— start of DATA SECTION —

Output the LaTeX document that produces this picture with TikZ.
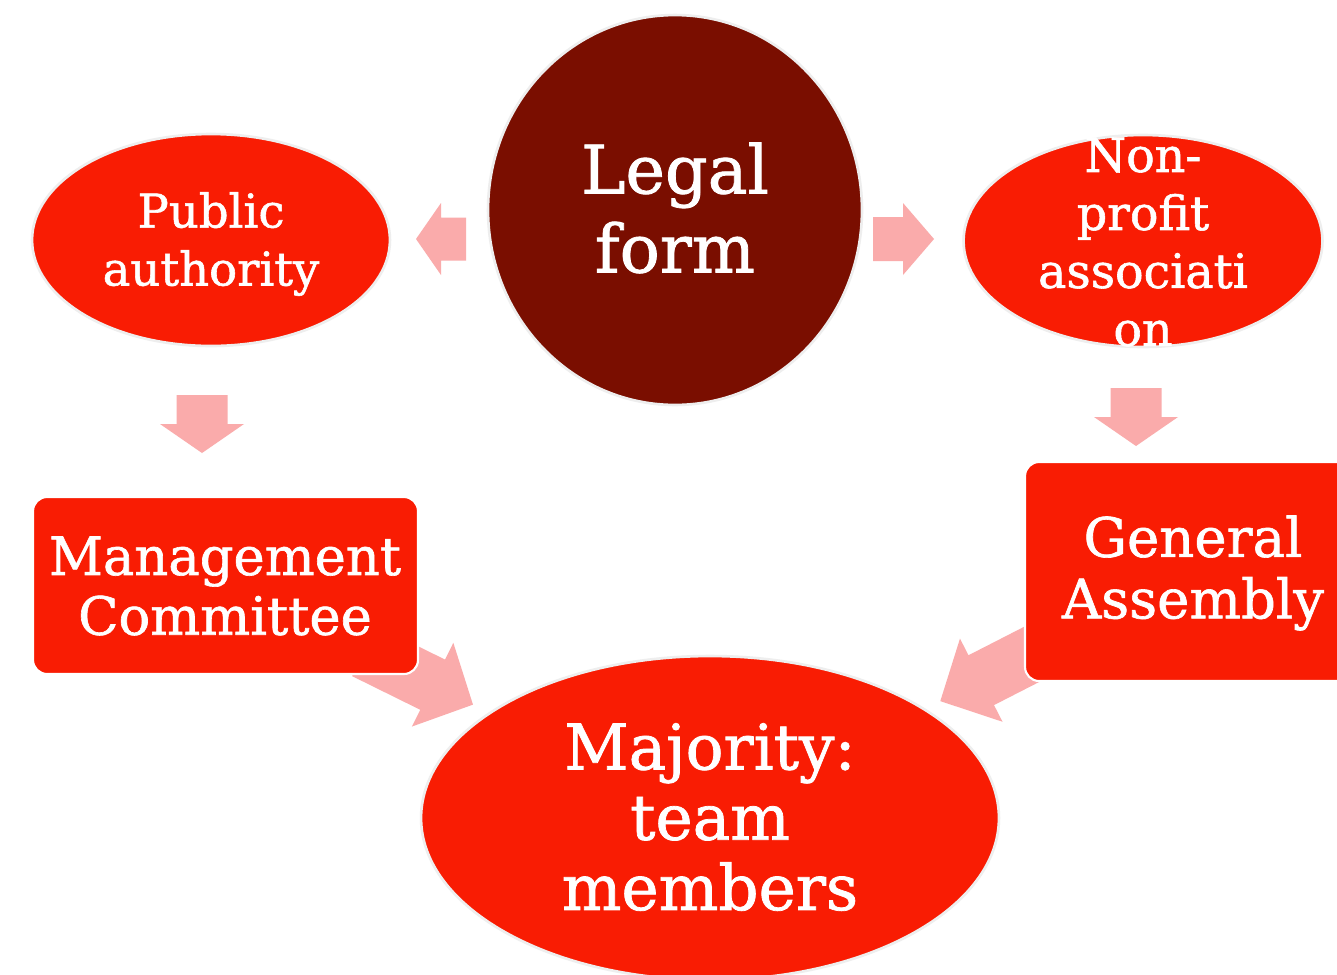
\documentclass[tikz,border=0pt]{standalone}
\usepackage{fontspec}
\setmainfont{DejaVu Serif}[FakeBold=1.2]
\usetikzlibrary{shapes.geometric}
\definecolor{maroon}{HTML}{7A0E00}
\definecolor{brightred}{HTML}{F91C03}
\definecolor{pinkarrow}{HTML}{FAABAB}
\definecolor{rimgray}{HTML}{EEEEEE}
\tikzset{
  oval/.style={ellipse, fill=brightred, draw=rimgray, line width=1.5pt, inner sep=0pt},
  boxnode/.style={rectangle, fill=brightred, draw=white, line width=1.2pt, rounded corners=0.28cm, inner sep=0pt},
  label/.style={text=white, align=center, inner sep=0pt},
  blockarrow/.style={fill=pinkarrow, draw=none}
}
% #1 tail point, #2 angle, #3 length, #4 head length, #5 body half width, #6 head half width
\newcommand{\fatarrow}[6]{%
  \begin{scope}[shift={#1}, rotate=#2]
    \fill[blockarrow] (0,-#5) -- ({#3-#4},-#5) -- ({#3-#4},-#6) -- (#3,0) -- ({#3-#4},#6) -- ({#3-#4},#5) -- (0,#5) -- cycle;
  \end{scope}}
\begin{document}
\begin{tikzpicture}[x=0.02cm, y=-0.02cm]
\useasboundingbox (0,0) rectangle (1337,974);
\fill[white] (0,0) rectangle (1337,974);

% diagonal arrows (under the boxes)
\fatarrow{(364.5,651)}{-26.3}{121}{45}{28}{46.7}
\fatarrow{(1048,646)}{207.1}{121}{46}{28}{46.7}

% straight arrows
\fatarrow{(466,239)}{180}{50}{25}{21.5}{36}
\fatarrow{(873,239)}{0}{61}{31}{22}{36}
\fatarrow{(202,395)}{-90}{58}{29}{25.5}{42}
\fatarrow{(1136,388)}{-90}{58}{29}{25.5}{42}

% shapes
\node[oval, fill=maroon, minimum width=7.48cm, minimum height=7.8cm] (legal) at (675,210) {};
\node[oval, minimum width=7.16cm, minimum height=4.24cm] (public) at (211,240) {};
\node[oval, minimum width=7.18cm, minimum height=4.24cm] (nonprofit) at (1143,241) {};
\node[boxnode, minimum width=7.7cm, minimum height=3.54cm] (mgmt) at (225.5,585.5) {};
\node[boxnode, minimum width=6.72cm, minimum height=4.38cm] (assembly) at (1193,571.5) {};
\node[oval, minimum width=11.56cm, minimum height=6.48cm] (majority) at (710,818) {};

% texts
\node[label, font=\fontsize{38}{45}\selectfont] (legaltxt) at (675,208) {Legal\\form};
\node[label, font=\fontsize{26.5}{33}\selectfont] (publictxt) at (211,244) {Public\\authority};
\node[label, font=\fontsize{27}{33}\selectfont] (nonprofittxt) at (1143,242) {Non-\\profit\\associati\\on};
\node[label, font=\fontsize{30}{34}\selectfont] (mgmttxt) at (225,586) {Management\\Committee};
\node[label, font=\fontsize{31}{35}\selectfont] (assemblytxt) at (1193,573) {General\\Assembly};
\node[label, font=\fontsize{35.8}{40}\selectfont] (majoritytxt) at (710,817) {Majority:\\team\\members};
\end{tikzpicture}
\end{document}
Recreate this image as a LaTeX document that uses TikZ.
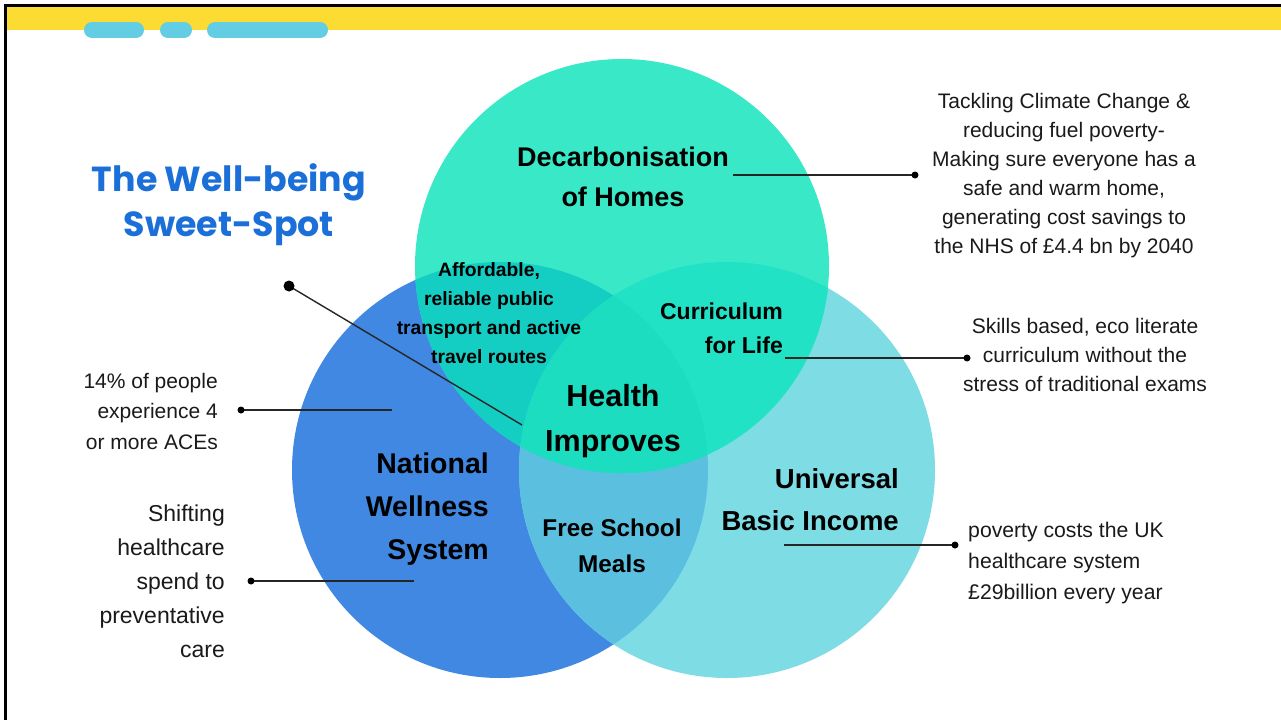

— end of DATA SECTION —

◆ YOUR OBJECTIVE ◆
Transcribe all the data word for word; the images stay out.

◆ PROBLEM SOLUTION ◆
Output the LaTeX document that produces this picture with TikZ.
\documentclass[tikz,border=0pt]{standalone}
\usepackage{fontspec}
\setmainfont{DejaVu Serif}[FakeBold=1.2]
\usetikzlibrary{shapes.geometric}
\definecolor{maroon}{HTML}{7A0E00}
\definecolor{brightred}{HTML}{F91C03}
\definecolor{pinkarrow}{HTML}{FAABAB}
\definecolor{rimgray}{HTML}{EEEEEE}
\tikzset{
  oval/.style={ellipse, fill=brightred, draw=rimgray, line width=1.5pt, inner sep=0pt},
  boxnode/.style={rectangle, fill=brightred, draw=white, line width=1.2pt, rounded corners=0.28cm, inner sep=0pt},
  label/.style={text=white, align=center, inner sep=0pt},
  blockarrow/.style={fill=pinkarrow, draw=none}
}
% #1 tail point, #2 angle, #3 length, #4 head length, #5 body half width, #6 head half width
\newcommand{\fatarrow}[6]{%
  \begin{scope}[shift={#1}, rotate=#2]
    \fill[blockarrow] (0,-#5) -- ({#3-#4},-#5) -- ({#3-#4},-#6) -- (#3,0) -- ({#3-#4},#6) -- ({#3-#4},#5) -- (0,#5) -- cycle;
  \end{scope}}
\begin{document}
\begin{tikzpicture}[x=0.02cm, y=-0.02cm]
\useasboundingbox (0,0) rectangle (1337,974);
\fill[white] (0,0) rectangle (1337,974);

% diagonal arrows (under the boxes)
\fatarrow{(364.5,651)}{-26.3}{121}{45}{28}{46.7}
\fatarrow{(1048,646)}{207.1}{121}{46}{28}{46.7}

% straight arrows
\fatarrow{(466,239)}{180}{50}{25}{21.5}{36}
\fatarrow{(873,239)}{0}{61}{31}{22}{36}
\fatarrow{(202,395)}{-90}{58}{29}{25.5}{42}
\fatarrow{(1136,388)}{-90}{58}{29}{25.5}{42}

% shapes
\node[oval, fill=maroon, minimum width=7.48cm, minimum height=7.8cm] (legal) at (675,210) {};
\node[oval, minimum width=7.16cm, minimum height=4.24cm] (public) at (211,240) {};
\node[oval, minimum width=7.18cm, minimum height=4.24cm] (nonprofit) at (1143,241) {};
\node[boxnode, minimum width=7.7cm, minimum height=3.54cm] (mgmt) at (225.5,585.5) {};
\node[boxnode, minimum width=6.72cm, minimum height=4.38cm] (assembly) at (1193,571.5) {};
\node[oval, minimum width=11.56cm, minimum height=6.48cm] (majority) at (710,818) {};

% texts
\node[label, font=\fontsize{38}{45}\selectfont] (legaltxt) at (675,208) {Legal\\form};
\node[label, font=\fontsize{26.5}{33}\selectfont] (publictxt) at (211,244) {Public\\authority};
\node[label, font=\fontsize{27}{33}\selectfont] (nonprofittxt) at (1143,242) {Non-\\profit\\associati\\on};
\node[label, font=\fontsize{30}{34}\selectfont] (mgmttxt) at (225,586) {Management\\Committee};
\node[label, font=\fontsize{31}{35}\selectfont] (assemblytxt) at (1193,573) {General\\Assembly};
\node[label, font=\fontsize{35.8}{40}\selectfont] (majoritytxt) at (710,817) {Majority:\\team\\members};
\end{tikzpicture}
\end{document}
Recreate this image as a LaTeX document that uses TikZ.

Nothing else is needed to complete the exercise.